Penticton Herald

Beaver battle ongoing after traps fail to work

- By ANDREW STUCKEY

IOsoyoos Today t’s an unpopular fight with a popular foe — and it has the Town of Osoyoos rethinking its strategy. The town has pulled traps it had set on Lakeshore Drive early this fall to catch a pesky beaver chewing on trees near a pond area adjacent to the Walnut Beach Resort.

“We attempted to trap the beaver, we failed. And then it seemed the public was apparently quite excited about (the process),” said Jim Dinwoodie, the town’s director of operationa­l services.

“We thought if we weren’t going to be successful in catching the beaver, we might as well pull the traps and see what happens.”

The beaver, Dinwoodie explained, was behind flooding that occurred in the pond in September. The animal had plugged a sewer that takes the pond’s overflow and other storm water underneath Lakeshore Drive to Osoyoos Lake.

The animal, which the town believes is living in the lake, is chewing on trees in the area.

“What we don’t want to have happen is for the beaver to fall one of those trees on to somebody or a car or across the road,” he said. “We’ve now wrapped those trees in chicken wire in an attempt to discourage the beaver from doing that.”

Dinwoodie added, however, if the chicken wire doesn’t work, the town may have to go back to its original strategy of trapping the beaver.

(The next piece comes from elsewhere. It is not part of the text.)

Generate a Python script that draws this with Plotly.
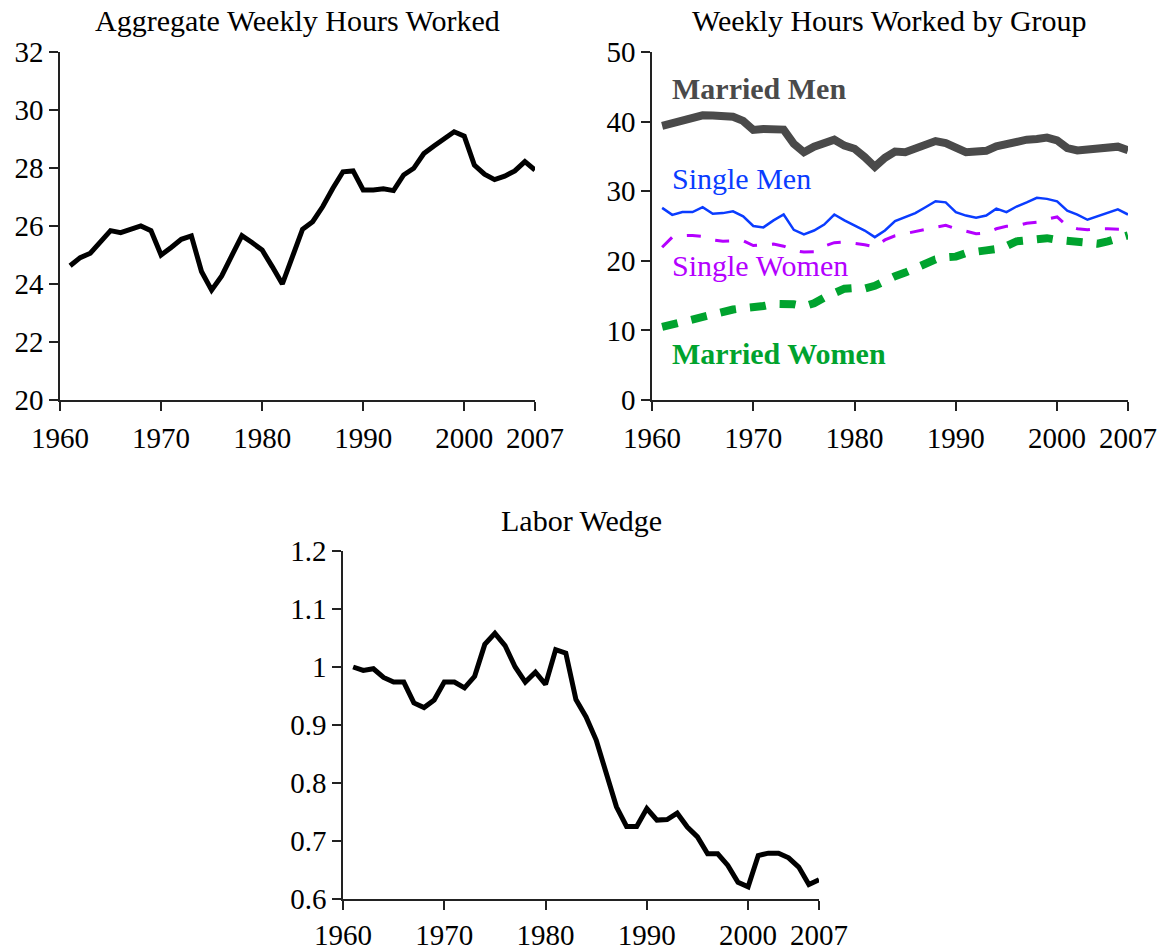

“Chicken wire doesn’t always work. It also costs money — to chicken-wire every tree on that property, well, there’s a bunch of trees. We’re also trespassin­g on private property. We have the road right-of-way, but that’s where our property stops.

“(But) if a tree falls over on our road — because it’s a big tree — now it’s our problem.”

Speaking to the public outcry on local social media about trapping and killing Canada’s national symbol, the town’s chief administra­tive officer, Barry Romanko, wondered how local residents had come across the traps.

“We have people who are entering an area that is advertised as a closed area,” he said. “Those are safety hazards in themselves. The social media is talking about making sure a dog doesn’t get caught in a live trap.

“My question is, why is that dog off-leash? — because it’s supposed to be on-leash. And why are (people) in a restricted area?”

He also defended the town’s use of traps to extract the beavers.

“I know it’s a difficult process for people to understand, but they are causing damage,” he said.

“This is the way that they’re commonly dealt with. Relocation of beavers is not a common practice.”